Structuring the evidence around the O-1B standard requires attention to the specific attribution challenges children's book illustration presents. Where coverage or awards focus on the book as a whole rather than the illustrator individually, the petition should provide a brief exhibit explaining why the recognition is attributable to the visual work — citing reviewer language, award criteria, or publisher statements that isolate the illustration's contribution to the book's reception. The support brief should do this work explicitly rather than expecting the adjudicator to infer it. A petition that acknowledges the attribution structure of the field and explains how to read the evidence within that structure is more persuasive than one that presents reviews without contextualizing whose work is being evaluated.
Timeline planning is particularly important for children's book illustrators because the O-1B petition is typically filed in connection with a specific employment offer or project — a forthcoming book, an artist residency, or a publisher relationship.
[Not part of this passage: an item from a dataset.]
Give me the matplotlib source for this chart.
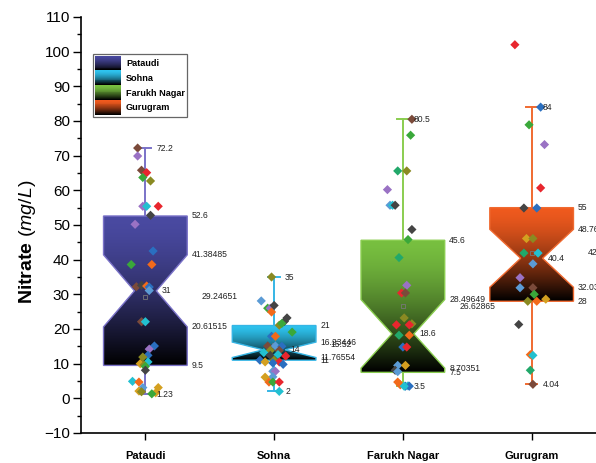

The petition evidence must reflect the petitioner's career as of the filing date, which means that illustrators approaching the O-1B threshold should proactively collect documentation as their careers develop: saving reviews, tracking sales data, documenting award nominations alongside wins, and maintaining records of publisher communications that reflect their standing. Assembling the petition record from a proactive evidence file is substantially more efficient than reconstructing it retroactively after filing pressure has begun.